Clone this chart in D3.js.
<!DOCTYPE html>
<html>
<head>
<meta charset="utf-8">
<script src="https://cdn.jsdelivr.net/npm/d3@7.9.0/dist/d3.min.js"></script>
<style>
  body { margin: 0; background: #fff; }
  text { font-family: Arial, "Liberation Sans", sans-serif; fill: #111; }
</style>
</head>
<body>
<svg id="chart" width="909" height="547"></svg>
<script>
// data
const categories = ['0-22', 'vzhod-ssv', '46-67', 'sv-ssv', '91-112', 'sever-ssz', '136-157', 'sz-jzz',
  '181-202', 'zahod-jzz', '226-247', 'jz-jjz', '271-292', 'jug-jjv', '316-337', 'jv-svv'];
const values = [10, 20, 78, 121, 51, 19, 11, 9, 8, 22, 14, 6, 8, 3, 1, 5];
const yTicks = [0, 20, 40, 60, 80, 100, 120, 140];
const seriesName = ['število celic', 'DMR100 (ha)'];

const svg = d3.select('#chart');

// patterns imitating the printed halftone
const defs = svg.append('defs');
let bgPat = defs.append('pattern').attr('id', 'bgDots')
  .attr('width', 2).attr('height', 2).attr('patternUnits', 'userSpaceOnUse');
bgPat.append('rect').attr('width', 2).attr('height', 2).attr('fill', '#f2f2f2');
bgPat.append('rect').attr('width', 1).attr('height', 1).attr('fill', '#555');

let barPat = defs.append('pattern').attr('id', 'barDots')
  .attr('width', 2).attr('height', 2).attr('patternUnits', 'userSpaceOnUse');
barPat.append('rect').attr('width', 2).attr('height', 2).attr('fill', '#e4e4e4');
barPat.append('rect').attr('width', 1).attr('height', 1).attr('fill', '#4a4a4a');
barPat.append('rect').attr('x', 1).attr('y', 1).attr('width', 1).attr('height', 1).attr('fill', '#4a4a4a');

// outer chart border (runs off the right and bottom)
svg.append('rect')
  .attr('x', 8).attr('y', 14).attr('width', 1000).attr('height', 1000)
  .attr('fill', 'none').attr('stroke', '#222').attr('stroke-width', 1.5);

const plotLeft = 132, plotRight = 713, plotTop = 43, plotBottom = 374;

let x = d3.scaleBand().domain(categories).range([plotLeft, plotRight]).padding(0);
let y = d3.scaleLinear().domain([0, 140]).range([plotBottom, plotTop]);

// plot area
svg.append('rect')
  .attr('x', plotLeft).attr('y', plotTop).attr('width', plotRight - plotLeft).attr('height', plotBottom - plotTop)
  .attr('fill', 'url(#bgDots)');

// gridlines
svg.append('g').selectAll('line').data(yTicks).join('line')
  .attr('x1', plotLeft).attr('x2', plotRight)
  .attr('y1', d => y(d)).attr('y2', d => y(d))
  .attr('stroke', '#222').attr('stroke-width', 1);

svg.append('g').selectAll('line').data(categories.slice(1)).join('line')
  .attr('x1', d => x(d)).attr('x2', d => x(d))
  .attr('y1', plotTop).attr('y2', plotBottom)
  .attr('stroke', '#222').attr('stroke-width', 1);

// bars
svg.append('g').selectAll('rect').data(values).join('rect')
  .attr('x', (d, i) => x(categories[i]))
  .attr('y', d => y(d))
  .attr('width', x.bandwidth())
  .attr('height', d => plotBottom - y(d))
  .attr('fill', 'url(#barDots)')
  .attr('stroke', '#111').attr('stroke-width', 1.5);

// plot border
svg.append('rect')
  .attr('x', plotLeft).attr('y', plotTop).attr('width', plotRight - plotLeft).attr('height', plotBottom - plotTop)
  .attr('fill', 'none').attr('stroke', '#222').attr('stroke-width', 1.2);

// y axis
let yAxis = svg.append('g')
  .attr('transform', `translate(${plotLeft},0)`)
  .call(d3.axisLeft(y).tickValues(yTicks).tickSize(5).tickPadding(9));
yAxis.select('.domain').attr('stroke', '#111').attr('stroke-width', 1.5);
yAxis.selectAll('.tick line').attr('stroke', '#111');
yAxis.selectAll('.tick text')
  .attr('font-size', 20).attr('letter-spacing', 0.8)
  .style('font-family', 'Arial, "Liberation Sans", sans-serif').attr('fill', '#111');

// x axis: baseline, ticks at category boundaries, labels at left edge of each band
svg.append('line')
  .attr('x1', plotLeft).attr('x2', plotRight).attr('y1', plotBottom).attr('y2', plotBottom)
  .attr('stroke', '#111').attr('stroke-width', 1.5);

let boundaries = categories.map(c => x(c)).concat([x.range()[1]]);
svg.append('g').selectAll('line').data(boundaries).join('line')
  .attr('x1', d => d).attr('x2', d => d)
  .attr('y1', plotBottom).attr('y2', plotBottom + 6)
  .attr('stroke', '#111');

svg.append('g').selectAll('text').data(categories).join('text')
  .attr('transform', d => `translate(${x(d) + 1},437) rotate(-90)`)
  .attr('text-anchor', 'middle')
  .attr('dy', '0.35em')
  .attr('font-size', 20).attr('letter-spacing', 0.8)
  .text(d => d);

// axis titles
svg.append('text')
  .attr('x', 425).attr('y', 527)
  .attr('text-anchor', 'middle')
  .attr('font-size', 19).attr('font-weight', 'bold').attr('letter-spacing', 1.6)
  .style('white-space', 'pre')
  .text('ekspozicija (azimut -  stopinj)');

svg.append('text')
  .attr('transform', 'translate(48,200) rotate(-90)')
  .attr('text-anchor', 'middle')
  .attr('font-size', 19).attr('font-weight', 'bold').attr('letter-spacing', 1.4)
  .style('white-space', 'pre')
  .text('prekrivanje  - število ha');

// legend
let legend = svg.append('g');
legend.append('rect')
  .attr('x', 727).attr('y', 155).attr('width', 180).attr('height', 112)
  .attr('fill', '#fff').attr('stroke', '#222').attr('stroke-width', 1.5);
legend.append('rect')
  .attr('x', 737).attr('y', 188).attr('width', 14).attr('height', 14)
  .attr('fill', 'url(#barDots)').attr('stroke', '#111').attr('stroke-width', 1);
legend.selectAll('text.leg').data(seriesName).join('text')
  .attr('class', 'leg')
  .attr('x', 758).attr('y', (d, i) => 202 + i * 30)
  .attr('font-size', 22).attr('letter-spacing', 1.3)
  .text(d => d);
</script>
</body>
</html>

+ + + +

Each line of the material should be duplicated exactly, please.

» **Final result**
Clone this chart in D3.js.
<!DOCTYPE html>
<html>
<head>
<meta charset="utf-8">
<script src="https://cdn.jsdelivr.net/npm/d3@7.9.0/dist/d3.min.js"></script>
<style>
  body { margin: 0; background: #fff; }
  text { font-family: Arial, "Liberation Sans", sans-serif; fill: #111; }
</style>
</head>
<body>
<svg id="chart" width="909" height="547"></svg>
<script>
// data
const categories = ['0-22', 'vzhod-ssv', '46-67', 'sv-ssv', '91-112', 'sever-ssz', '136-157', 'sz-jzz',
  '181-202', 'zahod-jzz', '226-247', 'jz-jjz', '271-292', 'jug-jjv', '316-337', 'jv-svv'];
const values = [10, 20, 78, 121, 51, 19, 11, 9, 8, 22, 14, 6, 8, 3, 1, 5];
const yTicks = [0, 20, 40, 60, 80, 100, 120, 140];
const seriesName = ['število celic', 'DMR100 (ha)'];

const svg = d3.select('#chart');

// patterns imitating the printed halftone
const defs = svg.append('defs');
let bgPat = defs.append('pattern').attr('id', 'bgDots')
  .attr('width', 2).attr('height', 2).attr('patternUnits', 'userSpaceOnUse');
bgPat.append('rect').attr('width', 2).attr('height', 2).attr('fill', '#f2f2f2');
bgPat.append('rect').attr('width', 1).attr('height', 1).attr('fill', '#555');

let barPat = defs.append('pattern').attr('id', 'barDots')
  .attr('width', 2).attr('height', 2).attr('patternUnits', 'userSpaceOnUse');
barPat.append('rect').attr('width', 2).attr('height', 2).attr('fill', '#e4e4e4');
barPat.append('rect').attr('width', 1).attr('height', 1).attr('fill', '#4a4a4a');
barPat.append('rect').attr('x', 1).attr('y', 1).attr('width', 1).attr('height', 1).attr('fill', '#4a4a4a');

// outer chart border (runs off the right and bottom)
svg.append('rect')
  .attr('x', 8).attr('y', 14).attr('width', 1000).attr('height', 1000)
  .attr('fill', 'none').attr('stroke', '#222').attr('stroke-width', 1.5);

const plotLeft = 132, plotRight = 713, plotTop = 43, plotBottom = 374;

let x = d3.scaleBand().domain(categories).range([plotLeft, plotRight]).padding(0);
let y = d3.scaleLinear().domain([0, 140]).range([plotBottom, plotTop]);

// plot area
svg.append('rect')
  .attr('x', plotLeft).attr('y', plotTop).attr('width', plotRight - plotLeft).attr('height', plotBottom - plotTop)
  .attr('fill', 'url(#bgDots)');

// gridlines
svg.append('g').selectAll('line').data(yTicks).join('line')
  .attr('x1', plotLeft).attr('x2', plotRight)
  .attr('y1', d => y(d)).attr('y2', d => y(d))
  .attr('stroke', '#222').attr('stroke-width', 1);

svg.append('g').selectAll('line').data(categories.slice(1)).join('line')
  .attr('x1', d => x(d)).attr('x2', d => x(d))
  .attr('y1', plotTop).attr('y2', plotBottom)
  .attr('stroke', '#222').attr('stroke-width', 1);

// bars
svg.append('g').selectAll('rect').data(values).join('rect')
  .attr('x', (d, i) => x(categories[i]))
  .attr('y', d => y(d))
  .attr('width', x.bandwidth())
  .attr('height', d => plotBottom - y(d))
  .attr('fill', 'url(#barDots)')
  .attr('stroke', '#111').attr('stroke-width', 1.5);

// plot border
svg.append('rect')
  .attr('x', plotLeft).attr('y', plotTop).attr('width', plotRight - plotLeft).attr('height', plotBottom - plotTop)
  .attr('fill', 'none').attr('stroke', '#222').attr('stroke-width', 1.2);

// y axis
let yAxis = svg.append('g')
  .attr('transform', `translate(${plotLeft},0)`)
  .call(d3.axisLeft(y).tickValues(yTicks).tickSize(5).tickPadding(9));
yAxis.select('.domain').attr('stroke', '#111').attr('stroke-width', 1.5);
yAxis.selectAll('.tick line').attr('stroke', '#111');
yAxis.selectAll('.tick text')
  .attr('font-size', 20).attr('letter-spacing', 0.8)
  .style('font-family', 'Arial, "Liberation Sans", sans-serif').attr('fill', '#111');

// x axis: baseline, ticks at category boundaries, labels at left edge of each band
svg.append('line')
  .attr('x1', plotLeft).attr('x2', plotRight).attr('y1', plotBottom).attr('y2', plotBottom)
  .attr('stroke', '#111').attr('stroke-width', 1.5);

let boundaries = categories.map(c => x(c)).concat([x.range()[1]]);
svg.append('g').selectAll('line').data(boundaries).join('line')
  .attr('x1', d => d).attr('x2', d => d)
  .attr('y1', plotBottom).attr('y2', plotBottom + 6)
  .attr('stroke', '#111');

svg.append('g').selectAll('text').data(categories).join('text')
  .attr('transform', d => `translate(${x(d) + 1},437) rotate(-90)`)
  .attr('text-anchor', 'middle')
  .attr('dy', '0.35em')
  .attr('font-size', 20).attr('letter-spacing', 0.8)
  .text(d => d);

// axis titles
svg.append('text')
  .attr('x', 425).attr('y', 527)
  .attr('text-anchor', 'middle')
  .attr('font-size', 19).attr('font-weight', 'bold').attr('letter-spacing', 1.6)
  .style('white-space', 'pre')
  .text('ekspozicija (azimut -  stopinj)');

svg.append('text')
  .attr('transform', 'translate(48,200) rotate(-90)')
  .attr('text-anchor', 'middle')
  .attr('font-size', 19).attr('font-weight', 'bold').attr('letter-spacing', 1.4)
  .style('white-space', 'pre')
  .text('prekrivanje  - število ha');

// legend
let legend = svg.append('g');
legend.append('rect')
  .attr('x', 727).attr('y', 155).attr('width', 180).attr('height', 112)
  .attr('fill', '#fff').attr('stroke', '#222').attr('stroke-width', 1.5);
legend.append('rect')
  .attr('x', 737).attr('y', 188).attr('width', 14).attr('height', 14)
  .attr('fill', 'url(#barDots)').attr('stroke', '#111').attr('stroke-width', 1);
legend.selectAll('text.leg').data(seriesName).join('text')
  .attr('class', 'leg')
  .attr('x', 758).attr('y', (d, i) => 202 + i * 30)
  .attr('font-size', 22).attr('letter-spacing', 1.3)
  .text(d => d);
</script>
</body>
</html>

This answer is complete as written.